The new 3.6-mile cycling, running, and walking path across the Gov. Mario Cuomo Bridge was conceived BC, and then completed AC. 

Since its opening this summer, the path has attracted scores of pedestrians, runners, and pedalers. On weekends, the parking lots at the landings in Tarrytown and Nyack often fill up early.

Even by BC standards, the path feels narrow at 12 feet in width — half for two-leggers and half for two-wheelers. Those who stay in their lanes must pass within inches of each other.

Signs remind users to wear masks and to remain 6 feet apart. Regarding the masks, some do and some don’t. Social distancing, meanwhile, is impossible at times.

In response, ideas surfaced such as designating timeslots for cycling and walking, widening the existing path, or adding another path. Greenburgh Town Supervisor Paul Feiner posted an online survey to solicit public feedback about timeslots. Most responses were not in favor of that idea.

In contrast, Feiner reported that most of the messages he received apart from the survey were in favor of widening the path, which would require removing part or all of the shoulder or bus lane.

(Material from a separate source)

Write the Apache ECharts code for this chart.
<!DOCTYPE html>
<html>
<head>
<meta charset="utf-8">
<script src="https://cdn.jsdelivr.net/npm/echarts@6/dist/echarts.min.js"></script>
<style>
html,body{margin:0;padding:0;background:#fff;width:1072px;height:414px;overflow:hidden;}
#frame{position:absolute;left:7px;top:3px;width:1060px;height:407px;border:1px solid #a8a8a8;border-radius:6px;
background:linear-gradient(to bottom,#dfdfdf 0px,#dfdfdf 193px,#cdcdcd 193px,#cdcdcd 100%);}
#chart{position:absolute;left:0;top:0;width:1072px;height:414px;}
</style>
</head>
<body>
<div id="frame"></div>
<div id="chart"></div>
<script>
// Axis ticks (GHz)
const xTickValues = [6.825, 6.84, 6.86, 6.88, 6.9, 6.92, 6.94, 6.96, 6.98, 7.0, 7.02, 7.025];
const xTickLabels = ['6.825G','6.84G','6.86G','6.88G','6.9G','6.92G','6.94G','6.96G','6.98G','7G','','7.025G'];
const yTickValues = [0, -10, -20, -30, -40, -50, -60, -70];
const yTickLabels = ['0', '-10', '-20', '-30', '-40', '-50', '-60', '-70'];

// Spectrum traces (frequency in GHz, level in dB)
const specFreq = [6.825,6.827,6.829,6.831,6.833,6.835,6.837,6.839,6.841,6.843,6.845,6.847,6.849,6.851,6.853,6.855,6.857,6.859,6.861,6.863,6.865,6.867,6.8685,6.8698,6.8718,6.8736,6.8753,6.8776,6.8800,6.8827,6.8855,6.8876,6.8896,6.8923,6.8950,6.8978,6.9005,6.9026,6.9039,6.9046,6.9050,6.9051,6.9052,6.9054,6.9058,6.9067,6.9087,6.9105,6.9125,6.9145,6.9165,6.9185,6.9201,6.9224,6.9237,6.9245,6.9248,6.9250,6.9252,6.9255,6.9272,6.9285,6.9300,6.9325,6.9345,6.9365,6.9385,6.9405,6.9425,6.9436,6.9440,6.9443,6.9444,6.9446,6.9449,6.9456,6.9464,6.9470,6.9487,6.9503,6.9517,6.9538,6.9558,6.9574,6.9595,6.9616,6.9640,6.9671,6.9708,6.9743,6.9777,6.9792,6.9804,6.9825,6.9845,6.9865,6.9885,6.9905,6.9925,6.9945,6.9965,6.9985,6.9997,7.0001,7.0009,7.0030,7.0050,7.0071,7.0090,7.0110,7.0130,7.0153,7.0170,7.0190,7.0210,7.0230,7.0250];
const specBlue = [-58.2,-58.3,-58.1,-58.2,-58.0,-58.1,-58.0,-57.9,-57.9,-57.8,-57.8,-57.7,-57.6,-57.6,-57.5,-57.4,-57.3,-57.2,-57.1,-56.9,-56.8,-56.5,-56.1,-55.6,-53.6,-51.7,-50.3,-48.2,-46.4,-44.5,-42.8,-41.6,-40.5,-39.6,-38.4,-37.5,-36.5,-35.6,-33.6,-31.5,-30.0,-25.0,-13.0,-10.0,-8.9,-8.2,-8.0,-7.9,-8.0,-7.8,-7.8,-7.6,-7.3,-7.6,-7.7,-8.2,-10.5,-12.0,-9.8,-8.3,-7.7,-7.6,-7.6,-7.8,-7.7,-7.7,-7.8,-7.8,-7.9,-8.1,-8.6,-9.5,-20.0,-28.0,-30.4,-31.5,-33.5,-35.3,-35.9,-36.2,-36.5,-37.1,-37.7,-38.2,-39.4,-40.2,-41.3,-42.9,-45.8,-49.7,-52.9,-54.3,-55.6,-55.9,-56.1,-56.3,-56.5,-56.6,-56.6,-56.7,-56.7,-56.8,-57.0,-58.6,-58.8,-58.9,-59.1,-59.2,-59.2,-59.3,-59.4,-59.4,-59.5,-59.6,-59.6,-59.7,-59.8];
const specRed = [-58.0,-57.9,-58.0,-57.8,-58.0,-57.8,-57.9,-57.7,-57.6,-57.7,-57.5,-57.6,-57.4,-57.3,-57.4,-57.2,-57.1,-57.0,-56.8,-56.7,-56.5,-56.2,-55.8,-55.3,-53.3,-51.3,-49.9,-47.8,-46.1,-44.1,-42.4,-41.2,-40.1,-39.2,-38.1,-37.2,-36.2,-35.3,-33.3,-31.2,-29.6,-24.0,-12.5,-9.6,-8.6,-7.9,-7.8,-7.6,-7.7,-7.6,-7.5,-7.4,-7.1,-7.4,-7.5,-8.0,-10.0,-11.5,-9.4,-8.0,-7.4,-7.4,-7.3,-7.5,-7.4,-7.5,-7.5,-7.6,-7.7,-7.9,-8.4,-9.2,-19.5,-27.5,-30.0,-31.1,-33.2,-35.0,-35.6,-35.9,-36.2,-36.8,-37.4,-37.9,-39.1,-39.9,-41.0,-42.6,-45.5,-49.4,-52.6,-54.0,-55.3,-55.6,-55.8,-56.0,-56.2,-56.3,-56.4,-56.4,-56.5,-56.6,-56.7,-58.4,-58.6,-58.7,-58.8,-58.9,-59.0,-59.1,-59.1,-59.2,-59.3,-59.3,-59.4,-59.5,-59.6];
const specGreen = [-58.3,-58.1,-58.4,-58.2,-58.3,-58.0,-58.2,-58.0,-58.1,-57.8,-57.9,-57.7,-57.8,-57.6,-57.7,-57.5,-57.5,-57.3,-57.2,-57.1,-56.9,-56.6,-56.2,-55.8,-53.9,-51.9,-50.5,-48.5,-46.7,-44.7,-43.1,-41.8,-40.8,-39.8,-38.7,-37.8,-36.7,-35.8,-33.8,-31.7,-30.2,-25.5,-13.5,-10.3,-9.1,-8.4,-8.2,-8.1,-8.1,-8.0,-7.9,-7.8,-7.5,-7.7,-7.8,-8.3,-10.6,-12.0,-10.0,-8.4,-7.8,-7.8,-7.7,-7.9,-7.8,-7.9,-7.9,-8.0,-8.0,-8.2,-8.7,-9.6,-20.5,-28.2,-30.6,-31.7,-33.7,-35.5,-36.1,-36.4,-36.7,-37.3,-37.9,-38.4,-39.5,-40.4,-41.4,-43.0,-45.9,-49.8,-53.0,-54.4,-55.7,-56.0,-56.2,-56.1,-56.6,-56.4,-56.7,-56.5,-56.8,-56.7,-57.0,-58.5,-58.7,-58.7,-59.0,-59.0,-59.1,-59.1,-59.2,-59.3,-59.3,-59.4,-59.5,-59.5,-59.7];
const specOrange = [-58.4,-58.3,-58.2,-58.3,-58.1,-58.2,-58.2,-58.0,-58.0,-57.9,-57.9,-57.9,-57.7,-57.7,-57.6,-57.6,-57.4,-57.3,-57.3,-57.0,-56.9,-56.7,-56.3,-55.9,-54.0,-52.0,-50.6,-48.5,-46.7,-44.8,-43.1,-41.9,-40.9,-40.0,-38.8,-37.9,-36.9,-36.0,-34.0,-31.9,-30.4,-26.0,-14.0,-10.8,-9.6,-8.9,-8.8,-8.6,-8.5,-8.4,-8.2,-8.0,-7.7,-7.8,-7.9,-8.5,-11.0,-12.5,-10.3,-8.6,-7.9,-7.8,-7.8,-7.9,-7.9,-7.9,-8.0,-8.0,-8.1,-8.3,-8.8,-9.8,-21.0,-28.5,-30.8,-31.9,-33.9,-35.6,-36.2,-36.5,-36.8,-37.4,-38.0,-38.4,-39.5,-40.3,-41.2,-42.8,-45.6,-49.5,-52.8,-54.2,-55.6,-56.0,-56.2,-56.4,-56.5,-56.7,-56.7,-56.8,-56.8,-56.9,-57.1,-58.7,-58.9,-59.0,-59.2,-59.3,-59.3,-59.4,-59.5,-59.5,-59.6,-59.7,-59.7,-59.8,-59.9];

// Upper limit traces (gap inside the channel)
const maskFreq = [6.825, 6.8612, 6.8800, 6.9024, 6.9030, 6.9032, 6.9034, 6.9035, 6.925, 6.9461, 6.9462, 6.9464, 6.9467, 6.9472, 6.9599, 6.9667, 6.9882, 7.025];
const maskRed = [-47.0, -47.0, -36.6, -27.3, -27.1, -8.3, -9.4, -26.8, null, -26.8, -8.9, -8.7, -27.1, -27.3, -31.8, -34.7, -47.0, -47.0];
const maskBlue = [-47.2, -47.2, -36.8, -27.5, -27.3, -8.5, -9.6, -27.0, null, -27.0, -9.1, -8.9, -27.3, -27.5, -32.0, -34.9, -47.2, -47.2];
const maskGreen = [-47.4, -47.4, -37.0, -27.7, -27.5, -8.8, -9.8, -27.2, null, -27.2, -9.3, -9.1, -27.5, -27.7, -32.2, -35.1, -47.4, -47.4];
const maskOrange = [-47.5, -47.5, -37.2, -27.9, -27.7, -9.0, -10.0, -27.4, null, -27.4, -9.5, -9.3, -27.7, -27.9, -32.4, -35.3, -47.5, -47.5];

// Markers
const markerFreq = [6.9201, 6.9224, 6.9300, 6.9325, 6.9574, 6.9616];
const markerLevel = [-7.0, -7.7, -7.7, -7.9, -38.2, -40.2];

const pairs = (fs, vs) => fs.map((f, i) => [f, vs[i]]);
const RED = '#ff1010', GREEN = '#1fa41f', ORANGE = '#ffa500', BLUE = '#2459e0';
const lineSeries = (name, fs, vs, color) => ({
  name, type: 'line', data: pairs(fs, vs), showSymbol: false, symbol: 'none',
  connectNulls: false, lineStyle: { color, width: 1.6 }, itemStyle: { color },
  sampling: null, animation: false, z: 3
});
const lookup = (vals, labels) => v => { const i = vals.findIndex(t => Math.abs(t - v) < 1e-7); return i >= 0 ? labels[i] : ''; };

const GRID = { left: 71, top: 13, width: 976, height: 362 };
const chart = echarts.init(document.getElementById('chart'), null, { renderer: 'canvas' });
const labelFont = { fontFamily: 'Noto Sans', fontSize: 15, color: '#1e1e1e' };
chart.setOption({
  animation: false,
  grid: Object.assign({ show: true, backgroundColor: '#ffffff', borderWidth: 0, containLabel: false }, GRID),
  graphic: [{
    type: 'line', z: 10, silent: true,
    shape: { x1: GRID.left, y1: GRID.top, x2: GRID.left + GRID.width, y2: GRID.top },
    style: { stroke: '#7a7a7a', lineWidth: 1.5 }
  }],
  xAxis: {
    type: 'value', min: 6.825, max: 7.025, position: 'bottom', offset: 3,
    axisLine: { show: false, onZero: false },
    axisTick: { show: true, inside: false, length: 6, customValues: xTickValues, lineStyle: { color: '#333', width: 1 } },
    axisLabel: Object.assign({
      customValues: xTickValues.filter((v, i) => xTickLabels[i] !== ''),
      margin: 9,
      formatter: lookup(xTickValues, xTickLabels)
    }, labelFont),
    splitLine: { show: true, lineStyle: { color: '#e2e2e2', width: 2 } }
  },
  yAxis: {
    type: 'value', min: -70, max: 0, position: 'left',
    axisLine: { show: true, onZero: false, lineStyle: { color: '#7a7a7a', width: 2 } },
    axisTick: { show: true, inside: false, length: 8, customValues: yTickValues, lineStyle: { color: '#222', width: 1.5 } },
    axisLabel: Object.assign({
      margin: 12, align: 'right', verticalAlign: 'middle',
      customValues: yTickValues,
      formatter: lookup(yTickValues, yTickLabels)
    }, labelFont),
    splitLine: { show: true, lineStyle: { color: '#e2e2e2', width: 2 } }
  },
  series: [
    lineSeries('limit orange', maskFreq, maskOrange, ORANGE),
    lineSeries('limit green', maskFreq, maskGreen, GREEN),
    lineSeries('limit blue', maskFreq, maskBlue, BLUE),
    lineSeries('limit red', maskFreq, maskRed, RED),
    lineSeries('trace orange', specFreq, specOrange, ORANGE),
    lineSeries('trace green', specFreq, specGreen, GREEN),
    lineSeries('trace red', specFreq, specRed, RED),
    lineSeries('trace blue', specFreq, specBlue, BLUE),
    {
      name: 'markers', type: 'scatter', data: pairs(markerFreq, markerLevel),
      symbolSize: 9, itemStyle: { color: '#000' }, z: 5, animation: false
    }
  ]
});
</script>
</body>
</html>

The bridge was built for cars and trucks. With wide shoulders on both sides of both spans, there is space for motorists in distress to pull over and not obstruct traffic, unlike the Tappan Zee Bridge.

The necessity of the bus lane is questionable. Yes, it’s important to encourage the use of public transportation. That lane, however, seems like a placeholder for light rail or another future option.

It’s also possible that cyclists, runners, and walkers could co-exist with the current configuration. For that to happen, all need to remain in their lanes and not treat the path as if it’s a speedway.

Issues aside, being on the path, over the river, is a worthwhile experience, especially at the six overlooks. To avoid the crowds, set out on a weekday, the earlier or later the better.